▶ What you are asked to do:
Can you set down, exactly as they appear below, the lines from the opening of the material through the one bearing "y_ticks = [-15, -10, -5, 0, 5, 10]", minus the pictures?
★ ★ ★
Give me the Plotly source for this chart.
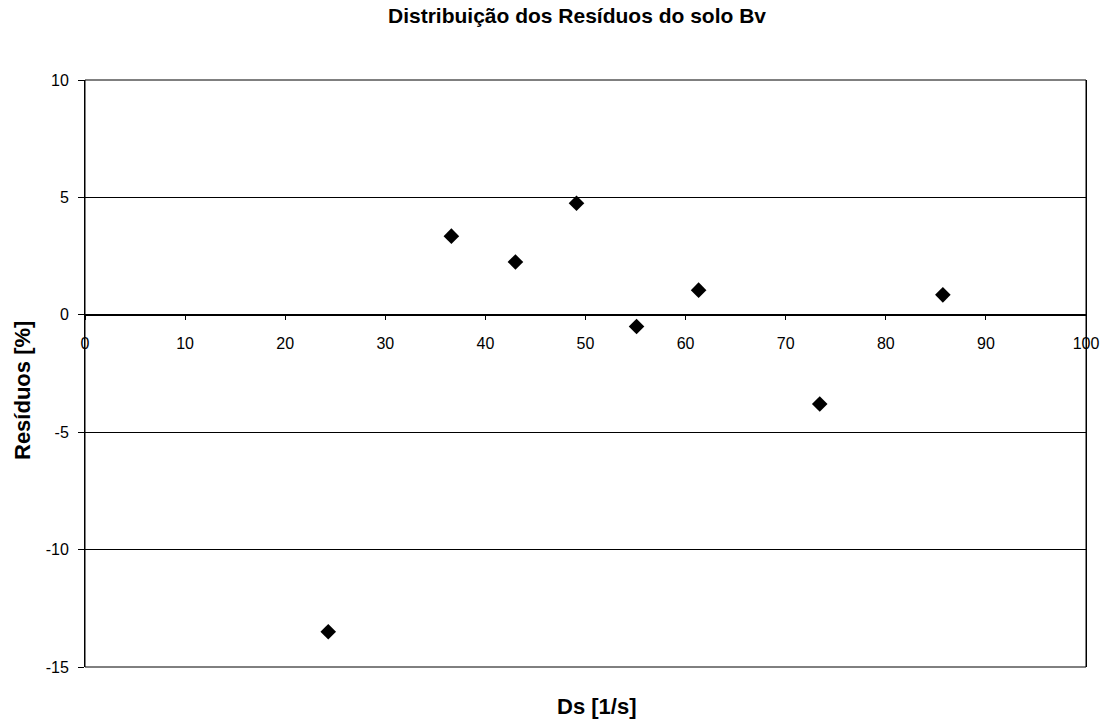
import plotly.graph_objects as go

ds = [24.3, 36.6, 43.0, 49.1, 55.1, 61.3, 73.4, 85.7]
residuos = [-13.5, 3.35, 2.25, 4.75, -0.5, 1.05, -3.8, 0.85]

x_ticks = [0, 10, 20, 30, 40, 50, 60, 70, 80, 90, 100]
y_ticks = [-15, -10, -5, 0, 5, 10]

FONT = "Arial, Liberation Sans, sans-serif"
W, H = 1103, 720
L, R, T, B = 85, 17, 80, 53
plot_w = W - L - R
plot_h = H - T - B


def px_x(px):
    return (px - L) / plot_w


def px_y(py):
    return (H - B - py) / plot_h


fig = go.Figure()
fig.add_trace(go.Scatter(
    x=ds, y=residuos, mode="markers",
    marker=dict(symbol="diamond", size=12, color="black", line=dict(width=0)),
    showlegend=False, hoverinfo="x+y",
))

fig.update_layout(
    width=W, height=H,
    margin=dict(l=L, r=R, t=T, b=B, autoexpand=False),
    paper_bgcolor="white", plot_bgcolor="white",
    font=dict(family=FONT, size=16, color="black"),
    title=dict(text="<b>Distribuição dos Resíduos do solo Bv</b>",
               x=577 / W, xanchor="center", y=1 - 16 / H, yanchor="middle",
               font=dict(family=FONT, size=21, color="black")),
    xaxis=dict(range=[0, 100], tickvals=x_ticks, ticktext=[str(v) for v in x_ticks],
               showgrid=False, zeroline=False, showline=True, linecolor="black", linewidth=1,
               ticks="outside", ticklen=4, tickcolor="black", ticklabelstandoff=10,
               anchor="free", position=0.6, automargin=False,
               tickfont=dict(family=FONT, size=16, color="black")),
    yaxis=dict(range=[-15, 10], tickvals=y_ticks, ticktext=[str(v) for v in y_ticks],
               showgrid=True, gridcolor="black", gridwidth=1,
               zeroline=False, showline=True, linecolor="black", linewidth=1,
               mirror=True, ticks="outside", ticklen=6, tickcolor="black",
               ticklabelstandoff=6, automargin=False,
               tickfont=dict(family=FONT, size=16, color="black")),
    annotations=[
        dict(text="<b>Ds [1/s]</b>", x=px_x(596), xref="paper", xanchor="center",
             y=px_y(706), yref="paper", yanchor="middle", showarrow=False,
             font=dict(family=FONT, size=22, color="black")),
        dict(text="<b>Resíduos [%]</b>", x=px_x(22), xref="paper", xanchor="center",
             y=px_y(390), yref="paper", yanchor="middle", showarrow=False, textangle=-90,
             font=dict(family=FONT, size=22, color="black")),
    ],
    shapes=[dict(type="rect", xref="paper", yref="paper", x0=0, x1=1, y0=0, y1=1,
                 line=dict(color="black", width=1), layer="above")],
)

fig.write_html("out.html")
★ ★ ★
▶ Result:
Give me the Plotly source for this chart.
import plotly.graph_objects as go

ds = [24.3, 36.6, 43.0, 49.1, 55.1, 61.3, 73.4, 85.7]
residuos = [-13.5, 3.35, 2.25, 4.75, -0.5, 1.05, -3.8, 0.85]

x_ticks = [0, 10, 20, 30, 40, 50, 60, 70, 80, 90, 100]
y_ticks = [-15, -10, -5, 0, 5, 10]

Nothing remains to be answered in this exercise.